Ok, that’s enough for me. I’m done, Your Honor. Let me know when you need help writing a letter in Times New Roman.

[Clippy and his likenesses remain the property of Microsoft Corporation; clearly no one else wants him.]

Respectfully Submitted,

Norm DeGuerre

25 thoughts on “It Looks Like You’re Trying to Instruct a Jury…

  1. Is there no clarification of ‘beyond reasonable doubt’ in the law? As it stands, it is very vague. Reasonable to whom? By what criteria of reasonableness? Also, from a philosophical perspective, it’s trivially easy to raise reasonable-sounding doubts — or at least doubts that follow from reasonable propositions — for just about any common-sense belief. Hopefully this doesn’t become widely known or we might find people appealing to philosophical skepticism to get out of jury duty.

    1. Click the link that takes you to the reasonable doubt instruction. This is the entirety of legal instruction that juries in California receive on the concept of beyond a reasonable doubt.

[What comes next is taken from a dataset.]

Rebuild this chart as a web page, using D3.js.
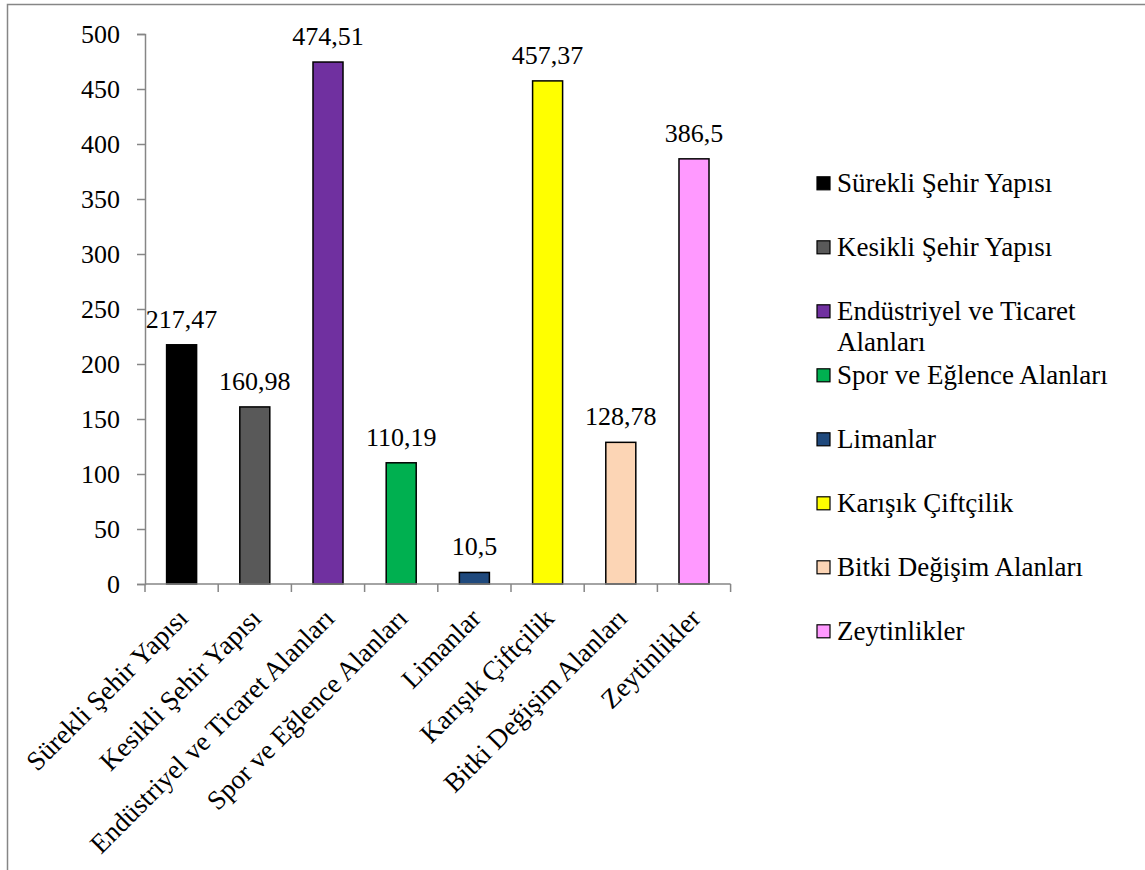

      You’re absolutely right that feigned skepticism is a great way to wiggle out of jury duty. But the only reason why this trick works is because the jury selection process seems to have a natural tendency to weed out skeptics. Some are scientists who would not convict someone unless it was caught on tape. Some come from an Eastern theological tradition. All are routinely excused from jury duty, typically by the prosecution.

  2. You sound like me asking my professors if they’d like help correcting their syllabi for errors, as practice for when they try to grade my papers without knowing dick about the English language.

    As always man, great stuff. I learned a lot. Mostly that the law can be a wicked-huge, pain-in-the-ass time-eater.

    I honestly fear that the law is going to get so much more specific, as we cater more and more to stupid, that it will collapse in on itself and become too broad again.

    1. Thank you for reading and for your kind words.

      As fun as it is to complain sometimes, I have to remind myself that it is better for a judge to spend time agonizing over details than to try to administer “swift justice.” “Efficient” justice rarely benefits the accused.

      You’re right in that more explanation can sometimes make things less clear. Unlike state courts, federal courts frown on defining “beyond a reasonable doubt” for that very reason. Knowing when to say more with less is a teaching skill, and not always a legal skill. Clearly, no teachers are consulted during the drafting of jury instructions.

  3. “Hey! Can’t you see that your hanging indents should be set to 0.38, and not 0.5? Don’t worry; I’ve gone back and changed all of the indents in your document. You’re welcome.” Makes me laugh. And then makes me cry. And then makes me wonder what the heck programs the *people who work at Microsoft* use that they could possibly be unaware of how totally broken parts of Word and PowerPoint are.

    Plus there is just NOTHING better than watching someone try to type something inane while you are thinking of all the more productive things you could be doing. Well captured! (Congrats on the Fresh Pressing too)

  4. I hated Clippy too. Never used him, but your article brings to mind comments made by others that maybe a jury of your peers isn’t actually the best thing, since most of us don’t understand the rules and the legalities anyway.

  5. As both a lawyer and one who served on a criminal jury and got stuck trying to explain what “beyond a reasonable doubt” meant (and yes, we went back to the judge for more clarification for the hold out juror who just didn’t get how I could say the guy probably did it but that didn’t mean I could convict), this post was perfect!

  6. Norm, I’ve long wanted to take the entire judicial system to court. Your post nicely outlines why. Trouble is, by nature of its own cumulative head-in-ass design, deciding the rightness of a system that’s supposed to decide the rightness of a decision just sends one down the rabbit hole to a large bottle of alcohol. I admire your heartiness.

    [No doubt you occasionally amuse yourself with the outdated laws that still reside on California’s books: “Fishermen can only keep a giant seabass when it ends up on their line accidentally.” (As opposed to all the other fish who intentionally commit suicide on hooks, I suppose.) (sigh)]

    I’m aware of the grindingly slow pace the current system inflicts upon itself, the financial limitations of those who would benefit most from its reform, and the flat-out junk-food-induced disinterest of the American public in general, but…is there any hope? Is there some sort of unadvertised groundswell among lawyers and others “on the inside” trying to enact efficient reform? Or is the legal system’s down-the-rabbit-hole miasma of contradictions the only thing making it work and keeping it alive in the end?